Las Vegas Sun

April 25, 2024

LV educator, civic leader Fleming dies

As a longtime teacher and Clark County School District official, Charles Fleming believed in treating students as individuals and not as a collective group made to follow just the rigid policies of the system.

"If we are going to talk about individualizing instruction and meeting the needs of each child, let's mean it," he told voters during his unsuccessful run for the state Board of Education in 1972.

Fleming also motivated young people. While serving as student council adviser at Western High School in the early 1960s, he encouraged students to raise the $35,000 that landscaped the facility and built Warrior Field.

Charles A. Fleming, who served as School District information director in the 1970s and Greater Las Vegas Chamber of Commerce manager in the early 1980s, died Sunday. He was 69.

Services for the Las Vegas resident of 44 years will be 4 p.m. Monday at the Westminister Presbyterian Church, 4801 W. Lake Mead Blvd.

Fleming also served two terms as Las Vegas Press Club president, was a Bankruptcy Court trustee and taught social studies at Western and Eldorado high schools.

Born in 1935, in Broadview, N.M., Fleming served four years in the Navy as a military journalist.

In 1961 he graduated from Eastern New Mexico University in Portales, where he received his bachelor's degree in education.

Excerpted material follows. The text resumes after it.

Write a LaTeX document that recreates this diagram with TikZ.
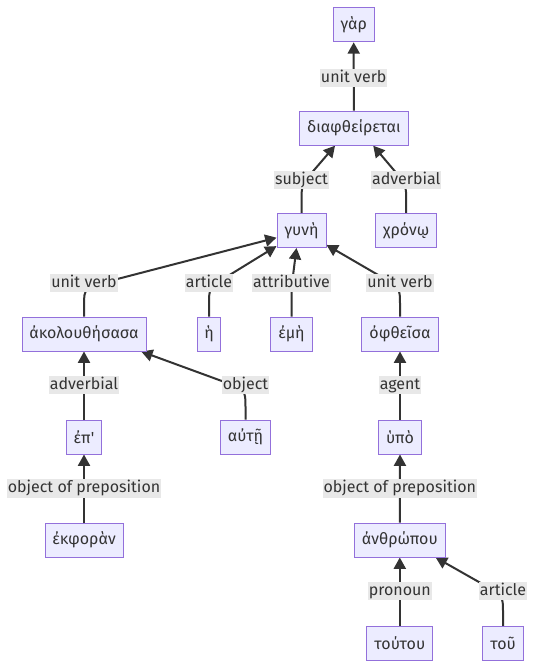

Later that year, Fleming moved to Las Vegas were he got a job teaching social studies at Western and became chairman of that department at the school.

In 1965 Fleming became president of the Clark County Classroom Teachers Association but left that post after three months to become assistant executive secretary of the Nevada State Education Association.

Fleming also served as editor of the Clark County Educators Newsletter and Nevada Education Journal.

In 1968 Fleming earned his master's degree in education from UNLV and returned to the School District as a teacher consultant in the Professional Growth Services Department. A year later, Fleming became the School District's spokesman, a post he held until 1978.

In the mid-to-late 1970s, Fleming also worked part time for the federal Bankruptcy Court as a trustee, liquidating assets of failed businesses to minimize court administration costs and boost estates for creditors.

The cases he oversaw included one in which he had to find buyers for 14 lions, five tigers, two dolphins and other exotic animals from the defunct Nevada Wild Animal Preserve.

In 1978 Fleming left the district's spokesman post to become a teacher at Eldorado. Two years later he was named the Chamber of Commerce's manager, a post he held for three years.

As a civic leader, Fleming served as chairman of the annual Clark County Easter Seals Telethon in 1978, 1980 and 1981.Fleming also served as a deacon at the Westminister Presbyterian Church.

He is survived by a son, Michael Fleming; a daughter, Tobi Ferguson; and a granddaughter, Adrianna Fleming.

The family said donations can be made in Fleming's memory to the Westminister Presbyterian Church.